*What is required*
Repeat, exactly and only, the lines from the beginning of the data through the line with "const dbTicks = [5, 10, 15, 20, 25, 30, 35, 40];". Pictures are left out.

*Given information*
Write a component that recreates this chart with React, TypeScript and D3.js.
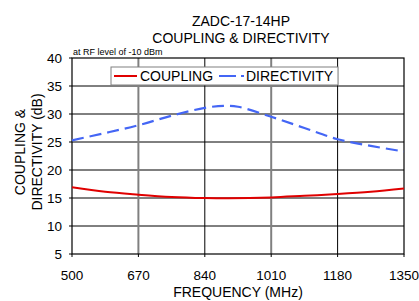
import React, { useEffect, useRef } from 'react';
import * as d3 from 'd3';

const freqTicks = [500, 670, 840, 1010, 1180, 1350];
const dbTicks = [5, 10, 15, 20, 25, 30, 35, 40];

const couplingFreq = [500, 585, 670, 755, 840, 900, 1010, 1095, 1180, 1265, 1350];
const couplingDb = [16.9, 16.1, 15.6, 15.2, 15.0, 14.95, 15.1, 15.4, 15.7, 16.1, 16.7];

const directivityFreq = [500, 585, 670, 755, 840, 890, 925, 1010, 1095, 1180, 1265, 1350];
const directivityDb = [25.3, 26.6, 28.0, 29.7, 31.1, 31.45, 31.3, 29.5, 27.5, 25.5, 24.3, 23.3];

const FONT = '"Liberation Sans", Arial, sans-serif';

const App: React.FC = () => {
  const ref = useRef<SVGSVGElement>(null);

  useEffect(() => {
    if (!ref.current) return;
    const svg = d3.select(ref.current);
    svg.selectAll('*').remove();

    const left = 72, right = 404, top = 58, bottom = 254;

    const x = d3.scaleLinear().domain([500, 1350]).range([left, right]);
    const y = d3.scaleLinear().domain([5, 40]).range([bottom, top]);

    svg.append('rect')
      .attr('x', left).attr('y', top)
      .attr('width', right - left).attr('height', bottom - top)
      .attr('fill', '#fff');

    // horizontal grid
    svg.selectAll('.hgrid')
      .data(dbTicks.slice(1, -1))
      .enter().append('line')
      .attr('x1', left).attr('x2', right)
      .attr('y1', d => y(d)).attr('y2', d => y(d))
      .attr('stroke', '#000').attr('stroke-width', 1);

    // vertical grid, alternating grey / black like the original
    svg.selectAll('.vgrid')
      .data(freqTicks.slice(1, -1))
      .enter().append('line')
      .attr('x1', d => x(d)).attr('x2', d => x(d))
      .attr('y1', top).attr('y2', bottom)
      .attr('stroke', (d, i) => (i % 2 === 0 ? '#808080' : '#000'))
      .attr('stroke-width', (d, i) => (i % 2 === 0 ? 2 : 1));

    // frame
    svg.append('rect')
      .attr('x', left).attr('y', top)
      .attr('width', right - left).attr('height', bottom - top)
      .attr('fill', 'none').attr('stroke', '#000').attr('stroke-width', 1.2);

    // ticks
    svg.selectAll('.ytick')
      .data(dbTicks)
      .enter().append('line')
      .attr('x1', left - 3).attr('x2', left)
      .attr('y1', d => y(d)).attr('y2', d => y(d))
      .attr('stroke', '#000');
    svg.selectAll('.xtick')
      .data(freqTicks)
      .enter().append('line')
      .attr('x1', d => x(d)).attr('x2', d => x(d))
      .attr('y1', bottom).attr('y2', bottom + 3)
      .attr('stroke', '#000');

    // tick labels
    svg.selectAll('.ylab')
      .data(dbTicks)
      .enter().append('text')
      .attr('x', 62).attr('y', d => y(d))
      .attr('dy', '0.35em')
      .attr('text-anchor', 'end')
      .style('font-family', FONT).style('font-size', '13.5px')
      .text(d => d);
    svg.selectAll('.xlab')
      .data(freqTicks)
      .enter().append('text')
      .attr('x', d => x(d)).attr('y', 280)
      .attr('text-anchor', 'middle')
      .style('font-family', FONT).style('font-size', '13.5px')
      .text(d => d);

    const line = d3.line<[number, number]>()
      .x(d => x(d[0]))
      .y(d => y(d[1]))
      .curve(d3.curveCatmullRom.alpha(0.5));

    svg.append('path')
      .attr('d', line(directivityFreq.map((f, i) => [f, directivityDb[i]] as [number, number])))
      .attr('fill', 'none').attr('stroke', '#4466f5')
      .attr('stroke-width', 2.2).attr('stroke-dasharray', '12,6');

    svg.append('path')
      .attr('d', line(couplingFreq.map((f, i) => [f, couplingDb[i]] as [number, number])))
      .attr('fill', 'none').attr('stroke', '#e00000')
      .attr('stroke-width', 2);

    // legend
    const lg = svg.append('g');
    lg.append('rect')
      .attr('x', 111).attr('y', 67).attr('width', 227).attr('height', 18)
      .attr('fill', '#fff').attr('stroke', '#808080').attr('stroke-width', 1);
    lg.append('line')
      .attr('x1', 114).attr('x2', 137).attr('y1', 76).attr('y2', 76)
      .attr('stroke', '#e00000').attr('stroke-width', 2);
    lg.append('text')
      .attr('x', 140).attr('y', 81)
      .style('font-family', FONT).style('font-size', '14px')
      .text('COUPLING');
    lg.append('line')
      .attr('x1', 219).attr('x2', 244).attr('y1', 76).attr('y2', 76)
      .attr('stroke', '#4466f5').attr('stroke-width', 2.2)
      .attr('stroke-dasharray', '17,5');
    lg.append('text')
      .attr('x', 246).attr('y', 81)
      .style('font-family', FONT).style('font-size', '14px')
      .text('DIRECTIVITY');

    // titles
    svg.append('text')
      .attr('x', 241).attr('y', 26).attr('text-anchor', 'middle')
      .style('font-family', FONT).style('font-size', '14px')
      .text('ZADC-17-14HP');
    svg.append('text')
      .attr('x', 241).attr('y', 42.5).attr('text-anchor', 'middle')
      .style('font-family', FONT).style('font-size', '14px')
      .text('COUPLING & DIRECTIVITY');
    svg.append('text')
      .attr('x', 73).attr('y', 55)
      .style('font-family', FONT).style('font-size', '9px')
      .text('at RF level of -10 dBm');

    svg.append('text')
      .attr('x', 238).attr('y', 297).attr('text-anchor', 'middle')
      .style('font-family', FONT).style('font-size', '14px')
      .text('FREQUENCY (MHz)');

    const yTitle = svg.append('text')
      .attr('transform', 'translate(0,152) rotate(-90)')
      .attr('text-anchor', 'middle')
      .style('font-family', FONT).style('font-size', '14px');
    yTitle.append('tspan').attr('x', 0).attr('y', 25).text('COUPLING &');
    yTitle.append('tspan').attr('x', 0).attr('y', 42).text('DIRECTIVITY (dB)');
  }, []);

  return (
    <div style={{ position: 'absolute', left: 0, top: 0 }}>
      <svg ref={ref} width={419} height={301} style={{ display: 'block', background: '#fff' }}></svg>
    </div>
  );
};

export default App;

*Solution below*
Write a component that recreates this chart with React, TypeScript and D3.js.
import React, { useEffect, useRef } from 'react';
import * as d3 from 'd3';

const freqTicks = [500, 670, 840, 1010, 1180, 1350];
const dbTicks = [5, 10, 15, 20, 25, 30, 35, 40];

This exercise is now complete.